[Start of Dataset]

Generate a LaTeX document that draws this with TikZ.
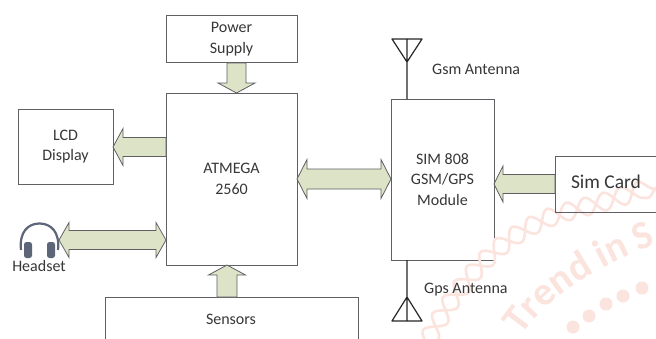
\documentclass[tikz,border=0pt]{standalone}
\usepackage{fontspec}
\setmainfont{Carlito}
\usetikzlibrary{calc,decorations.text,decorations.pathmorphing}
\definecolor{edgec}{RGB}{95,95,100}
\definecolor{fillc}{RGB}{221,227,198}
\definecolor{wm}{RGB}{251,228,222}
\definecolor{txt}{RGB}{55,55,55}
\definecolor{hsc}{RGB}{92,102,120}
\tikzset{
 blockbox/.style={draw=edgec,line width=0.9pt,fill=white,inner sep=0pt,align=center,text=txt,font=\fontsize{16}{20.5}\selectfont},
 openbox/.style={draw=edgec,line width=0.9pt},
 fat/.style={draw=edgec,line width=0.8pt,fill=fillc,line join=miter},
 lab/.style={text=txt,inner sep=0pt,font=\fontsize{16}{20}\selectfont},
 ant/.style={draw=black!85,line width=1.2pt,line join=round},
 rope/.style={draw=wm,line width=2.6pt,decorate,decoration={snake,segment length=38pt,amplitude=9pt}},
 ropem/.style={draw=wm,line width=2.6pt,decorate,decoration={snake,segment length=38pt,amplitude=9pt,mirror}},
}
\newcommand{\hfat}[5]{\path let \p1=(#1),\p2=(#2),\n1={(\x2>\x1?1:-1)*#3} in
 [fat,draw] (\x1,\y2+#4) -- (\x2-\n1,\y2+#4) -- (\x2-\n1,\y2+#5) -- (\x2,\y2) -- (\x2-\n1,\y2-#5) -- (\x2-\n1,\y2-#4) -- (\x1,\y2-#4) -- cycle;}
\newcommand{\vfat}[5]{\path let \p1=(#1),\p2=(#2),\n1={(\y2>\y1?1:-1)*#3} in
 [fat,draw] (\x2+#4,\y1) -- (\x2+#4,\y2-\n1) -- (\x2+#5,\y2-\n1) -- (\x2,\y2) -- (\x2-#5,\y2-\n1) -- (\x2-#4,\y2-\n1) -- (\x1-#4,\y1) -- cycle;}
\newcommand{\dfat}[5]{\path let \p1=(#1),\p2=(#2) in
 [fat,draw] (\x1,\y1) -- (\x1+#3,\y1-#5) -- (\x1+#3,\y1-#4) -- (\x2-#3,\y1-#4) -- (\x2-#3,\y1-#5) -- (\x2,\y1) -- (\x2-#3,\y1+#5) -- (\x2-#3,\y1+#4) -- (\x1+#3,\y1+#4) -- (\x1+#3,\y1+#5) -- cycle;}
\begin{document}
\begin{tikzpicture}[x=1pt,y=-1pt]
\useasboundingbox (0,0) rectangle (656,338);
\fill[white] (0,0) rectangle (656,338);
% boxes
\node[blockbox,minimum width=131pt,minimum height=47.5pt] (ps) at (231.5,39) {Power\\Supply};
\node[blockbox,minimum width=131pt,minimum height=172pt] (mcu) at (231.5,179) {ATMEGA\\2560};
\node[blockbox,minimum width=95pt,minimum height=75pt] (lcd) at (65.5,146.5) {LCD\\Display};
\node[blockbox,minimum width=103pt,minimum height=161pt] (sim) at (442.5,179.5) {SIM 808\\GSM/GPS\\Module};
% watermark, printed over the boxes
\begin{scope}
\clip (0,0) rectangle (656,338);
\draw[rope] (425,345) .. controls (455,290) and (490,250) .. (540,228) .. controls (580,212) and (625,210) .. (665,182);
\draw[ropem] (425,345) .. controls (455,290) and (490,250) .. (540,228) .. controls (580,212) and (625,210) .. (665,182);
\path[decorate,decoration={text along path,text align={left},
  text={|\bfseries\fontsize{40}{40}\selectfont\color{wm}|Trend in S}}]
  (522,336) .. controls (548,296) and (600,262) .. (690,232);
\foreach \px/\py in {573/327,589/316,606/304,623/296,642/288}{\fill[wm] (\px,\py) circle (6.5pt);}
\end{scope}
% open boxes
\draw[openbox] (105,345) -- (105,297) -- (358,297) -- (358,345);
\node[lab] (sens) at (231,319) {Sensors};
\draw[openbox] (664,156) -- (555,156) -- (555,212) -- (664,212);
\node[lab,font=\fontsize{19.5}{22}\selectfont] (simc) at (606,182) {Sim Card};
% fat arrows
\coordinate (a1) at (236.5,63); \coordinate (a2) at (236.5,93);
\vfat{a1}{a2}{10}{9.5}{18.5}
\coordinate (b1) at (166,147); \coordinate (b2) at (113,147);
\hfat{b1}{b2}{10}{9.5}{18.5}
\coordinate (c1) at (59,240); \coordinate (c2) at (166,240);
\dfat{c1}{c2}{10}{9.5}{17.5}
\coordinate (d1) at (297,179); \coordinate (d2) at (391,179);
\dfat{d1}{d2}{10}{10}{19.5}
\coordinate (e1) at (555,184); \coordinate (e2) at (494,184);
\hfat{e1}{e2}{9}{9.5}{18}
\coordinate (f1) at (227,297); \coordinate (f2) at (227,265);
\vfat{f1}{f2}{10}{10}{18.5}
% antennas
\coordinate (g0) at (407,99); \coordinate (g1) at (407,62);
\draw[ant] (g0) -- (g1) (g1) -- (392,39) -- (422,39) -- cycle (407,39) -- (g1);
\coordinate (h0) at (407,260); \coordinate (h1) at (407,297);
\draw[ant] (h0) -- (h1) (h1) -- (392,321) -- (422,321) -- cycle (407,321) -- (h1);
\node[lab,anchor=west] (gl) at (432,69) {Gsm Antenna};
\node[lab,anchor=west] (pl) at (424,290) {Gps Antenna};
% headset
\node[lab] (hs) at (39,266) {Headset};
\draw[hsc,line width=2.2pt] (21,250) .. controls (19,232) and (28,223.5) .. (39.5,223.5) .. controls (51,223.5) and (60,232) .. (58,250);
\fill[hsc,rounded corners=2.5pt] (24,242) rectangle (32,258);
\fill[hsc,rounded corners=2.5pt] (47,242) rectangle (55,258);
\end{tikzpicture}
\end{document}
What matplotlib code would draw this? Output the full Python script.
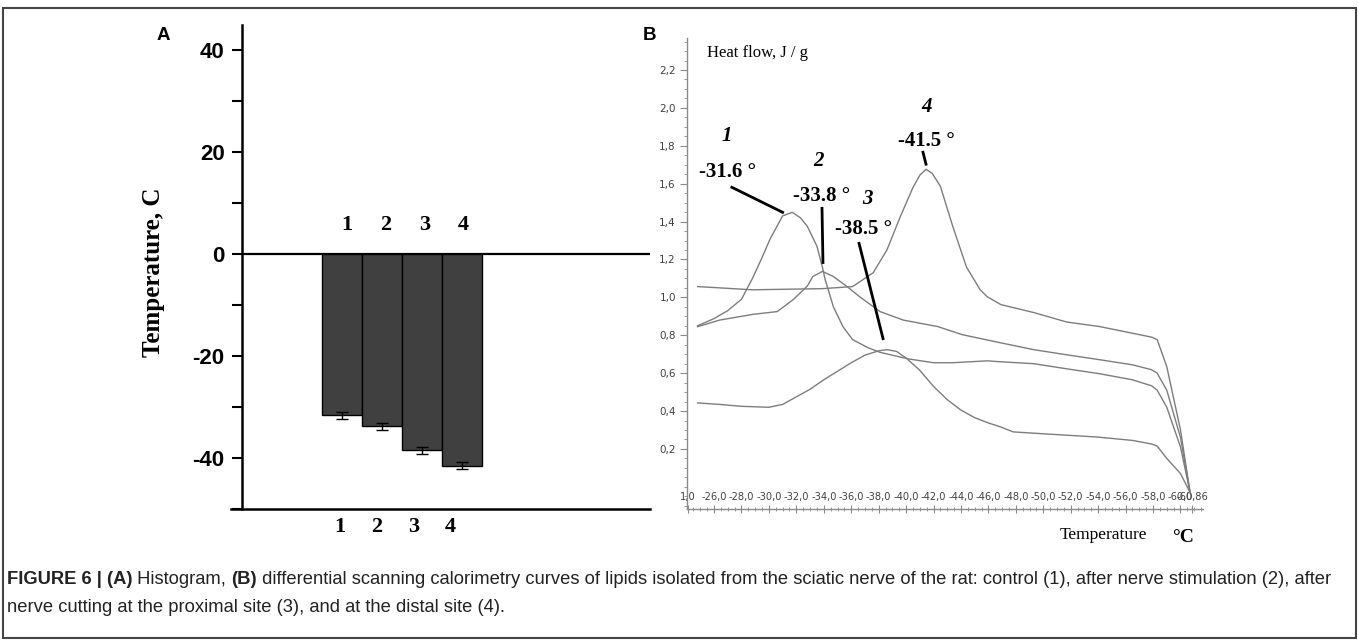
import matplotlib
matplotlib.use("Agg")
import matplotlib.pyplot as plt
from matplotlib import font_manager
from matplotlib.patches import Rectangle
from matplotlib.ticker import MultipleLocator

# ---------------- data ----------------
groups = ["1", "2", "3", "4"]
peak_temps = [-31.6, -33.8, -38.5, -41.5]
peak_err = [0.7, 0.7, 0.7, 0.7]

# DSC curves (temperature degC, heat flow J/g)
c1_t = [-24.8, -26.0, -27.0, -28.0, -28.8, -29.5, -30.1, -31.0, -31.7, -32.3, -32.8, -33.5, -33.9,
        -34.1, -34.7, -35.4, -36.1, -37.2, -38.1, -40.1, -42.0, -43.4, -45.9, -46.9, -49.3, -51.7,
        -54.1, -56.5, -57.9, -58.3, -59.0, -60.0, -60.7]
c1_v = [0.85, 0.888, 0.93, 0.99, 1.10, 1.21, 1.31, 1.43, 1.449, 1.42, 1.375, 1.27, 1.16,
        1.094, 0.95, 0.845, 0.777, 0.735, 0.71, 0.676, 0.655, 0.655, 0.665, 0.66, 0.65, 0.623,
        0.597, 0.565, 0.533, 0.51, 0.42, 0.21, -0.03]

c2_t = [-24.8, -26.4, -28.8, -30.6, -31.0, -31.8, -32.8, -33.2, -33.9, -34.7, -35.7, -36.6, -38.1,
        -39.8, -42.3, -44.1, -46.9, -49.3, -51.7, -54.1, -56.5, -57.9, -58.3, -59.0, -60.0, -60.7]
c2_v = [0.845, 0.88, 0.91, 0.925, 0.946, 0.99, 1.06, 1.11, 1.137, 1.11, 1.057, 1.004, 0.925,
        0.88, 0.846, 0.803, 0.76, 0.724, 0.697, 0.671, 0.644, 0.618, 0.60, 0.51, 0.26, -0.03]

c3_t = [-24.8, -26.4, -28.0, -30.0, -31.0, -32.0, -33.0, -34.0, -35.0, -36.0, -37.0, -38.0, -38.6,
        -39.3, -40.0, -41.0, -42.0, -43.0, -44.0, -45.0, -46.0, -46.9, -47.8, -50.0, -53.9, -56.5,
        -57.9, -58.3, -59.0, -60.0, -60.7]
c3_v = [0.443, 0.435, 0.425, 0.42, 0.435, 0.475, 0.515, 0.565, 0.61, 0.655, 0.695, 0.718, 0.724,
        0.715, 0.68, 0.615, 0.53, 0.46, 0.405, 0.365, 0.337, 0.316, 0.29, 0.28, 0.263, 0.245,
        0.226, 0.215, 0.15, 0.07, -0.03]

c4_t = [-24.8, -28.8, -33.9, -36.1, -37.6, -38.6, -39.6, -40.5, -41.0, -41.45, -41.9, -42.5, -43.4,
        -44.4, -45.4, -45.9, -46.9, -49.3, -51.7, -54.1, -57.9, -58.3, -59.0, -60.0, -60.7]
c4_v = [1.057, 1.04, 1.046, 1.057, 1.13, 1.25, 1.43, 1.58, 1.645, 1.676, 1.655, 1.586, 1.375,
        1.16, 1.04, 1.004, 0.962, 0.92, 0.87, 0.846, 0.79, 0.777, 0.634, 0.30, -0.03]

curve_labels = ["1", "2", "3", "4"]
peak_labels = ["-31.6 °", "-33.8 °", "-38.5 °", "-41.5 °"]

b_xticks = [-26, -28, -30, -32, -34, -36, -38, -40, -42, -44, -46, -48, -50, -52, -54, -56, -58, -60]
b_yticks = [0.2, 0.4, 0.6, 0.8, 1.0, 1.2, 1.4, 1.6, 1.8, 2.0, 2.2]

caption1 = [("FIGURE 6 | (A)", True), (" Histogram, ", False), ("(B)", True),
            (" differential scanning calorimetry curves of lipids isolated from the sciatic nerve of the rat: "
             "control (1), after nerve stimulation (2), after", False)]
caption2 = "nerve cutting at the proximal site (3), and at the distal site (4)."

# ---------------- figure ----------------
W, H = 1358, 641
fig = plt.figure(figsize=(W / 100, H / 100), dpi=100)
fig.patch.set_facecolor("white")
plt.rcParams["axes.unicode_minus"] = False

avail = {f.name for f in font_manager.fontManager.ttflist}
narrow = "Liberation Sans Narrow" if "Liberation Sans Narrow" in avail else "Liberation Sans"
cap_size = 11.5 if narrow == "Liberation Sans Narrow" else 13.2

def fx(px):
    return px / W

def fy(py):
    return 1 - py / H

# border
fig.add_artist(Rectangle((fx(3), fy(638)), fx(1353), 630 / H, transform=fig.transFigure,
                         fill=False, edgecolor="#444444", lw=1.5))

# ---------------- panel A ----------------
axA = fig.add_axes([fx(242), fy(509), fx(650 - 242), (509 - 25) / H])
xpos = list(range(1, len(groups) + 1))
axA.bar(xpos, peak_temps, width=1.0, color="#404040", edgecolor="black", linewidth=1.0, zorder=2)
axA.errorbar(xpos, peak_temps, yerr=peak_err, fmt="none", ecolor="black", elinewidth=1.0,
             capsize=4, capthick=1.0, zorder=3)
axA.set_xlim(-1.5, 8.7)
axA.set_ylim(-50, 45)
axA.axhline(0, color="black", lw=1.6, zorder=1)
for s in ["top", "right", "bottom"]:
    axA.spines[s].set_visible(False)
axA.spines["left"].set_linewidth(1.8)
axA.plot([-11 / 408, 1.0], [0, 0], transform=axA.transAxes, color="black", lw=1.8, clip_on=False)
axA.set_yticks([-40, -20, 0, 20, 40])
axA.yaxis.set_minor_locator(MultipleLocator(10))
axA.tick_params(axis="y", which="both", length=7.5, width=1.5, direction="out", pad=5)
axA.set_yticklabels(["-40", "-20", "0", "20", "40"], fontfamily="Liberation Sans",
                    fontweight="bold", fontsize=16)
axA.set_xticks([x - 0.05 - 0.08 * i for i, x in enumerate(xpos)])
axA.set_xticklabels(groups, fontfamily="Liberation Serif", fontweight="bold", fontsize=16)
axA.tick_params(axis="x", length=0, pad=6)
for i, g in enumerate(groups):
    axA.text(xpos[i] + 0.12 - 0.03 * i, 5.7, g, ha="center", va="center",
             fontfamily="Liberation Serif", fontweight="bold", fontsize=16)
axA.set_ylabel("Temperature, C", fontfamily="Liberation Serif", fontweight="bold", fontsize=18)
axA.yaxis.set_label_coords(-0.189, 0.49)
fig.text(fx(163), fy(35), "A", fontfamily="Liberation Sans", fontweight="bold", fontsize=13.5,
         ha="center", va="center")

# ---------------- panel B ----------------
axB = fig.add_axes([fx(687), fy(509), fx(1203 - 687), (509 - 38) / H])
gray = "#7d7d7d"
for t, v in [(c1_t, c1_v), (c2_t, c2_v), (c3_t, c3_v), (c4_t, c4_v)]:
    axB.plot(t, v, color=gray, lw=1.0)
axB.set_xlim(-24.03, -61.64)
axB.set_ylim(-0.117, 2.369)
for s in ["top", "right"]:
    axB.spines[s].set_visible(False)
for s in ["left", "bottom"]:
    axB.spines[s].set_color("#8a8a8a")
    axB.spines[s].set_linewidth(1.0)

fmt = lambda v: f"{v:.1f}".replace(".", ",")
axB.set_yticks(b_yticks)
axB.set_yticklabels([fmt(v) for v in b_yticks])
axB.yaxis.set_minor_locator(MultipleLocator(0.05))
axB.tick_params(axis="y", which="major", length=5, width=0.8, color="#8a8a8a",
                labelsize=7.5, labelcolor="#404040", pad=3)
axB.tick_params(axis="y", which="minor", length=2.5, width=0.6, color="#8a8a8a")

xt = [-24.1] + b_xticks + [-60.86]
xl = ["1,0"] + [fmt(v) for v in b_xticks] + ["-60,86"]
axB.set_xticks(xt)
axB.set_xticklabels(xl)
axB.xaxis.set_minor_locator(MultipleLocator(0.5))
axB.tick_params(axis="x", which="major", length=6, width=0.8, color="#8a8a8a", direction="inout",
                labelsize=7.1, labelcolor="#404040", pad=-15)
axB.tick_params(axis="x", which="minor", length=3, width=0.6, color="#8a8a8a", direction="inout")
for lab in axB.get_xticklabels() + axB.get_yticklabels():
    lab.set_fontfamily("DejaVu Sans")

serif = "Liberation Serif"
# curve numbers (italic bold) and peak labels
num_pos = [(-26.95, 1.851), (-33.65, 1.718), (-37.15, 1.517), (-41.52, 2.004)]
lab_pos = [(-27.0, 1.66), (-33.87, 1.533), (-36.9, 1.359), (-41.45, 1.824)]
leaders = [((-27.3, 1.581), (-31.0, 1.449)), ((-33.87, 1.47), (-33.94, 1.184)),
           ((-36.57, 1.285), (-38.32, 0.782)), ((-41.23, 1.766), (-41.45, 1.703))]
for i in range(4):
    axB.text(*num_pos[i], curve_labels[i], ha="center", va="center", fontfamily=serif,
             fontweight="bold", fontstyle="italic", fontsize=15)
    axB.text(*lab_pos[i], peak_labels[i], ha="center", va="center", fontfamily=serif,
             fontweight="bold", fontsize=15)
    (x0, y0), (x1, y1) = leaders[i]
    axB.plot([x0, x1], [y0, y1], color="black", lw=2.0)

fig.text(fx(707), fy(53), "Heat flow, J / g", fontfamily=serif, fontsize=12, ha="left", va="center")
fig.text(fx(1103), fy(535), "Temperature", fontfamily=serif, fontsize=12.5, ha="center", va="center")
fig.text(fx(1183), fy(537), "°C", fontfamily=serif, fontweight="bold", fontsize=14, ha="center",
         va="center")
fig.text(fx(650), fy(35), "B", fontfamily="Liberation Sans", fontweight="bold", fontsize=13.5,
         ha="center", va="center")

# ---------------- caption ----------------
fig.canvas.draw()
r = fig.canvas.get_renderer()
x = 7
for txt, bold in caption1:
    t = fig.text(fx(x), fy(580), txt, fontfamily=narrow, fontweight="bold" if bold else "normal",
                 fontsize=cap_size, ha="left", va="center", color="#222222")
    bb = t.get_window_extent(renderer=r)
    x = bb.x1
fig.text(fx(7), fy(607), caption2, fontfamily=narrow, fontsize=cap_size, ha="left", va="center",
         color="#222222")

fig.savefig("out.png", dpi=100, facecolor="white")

[End of Dataset]

From the listing above, restate verbatim the lines running from the one with "What matplotlib code" through the one with "from matplotlib.ticker import MultipleLocator", inclusive, but not the pictures.

# Exercise output:
What matplotlib code would draw this? Output the full Python script.
import matplotlib
matplotlib.use("Agg")
import matplotlib.pyplot as plt
from matplotlib import font_manager
from matplotlib.patches import Rectangle
from matplotlib.ticker import MultipleLocator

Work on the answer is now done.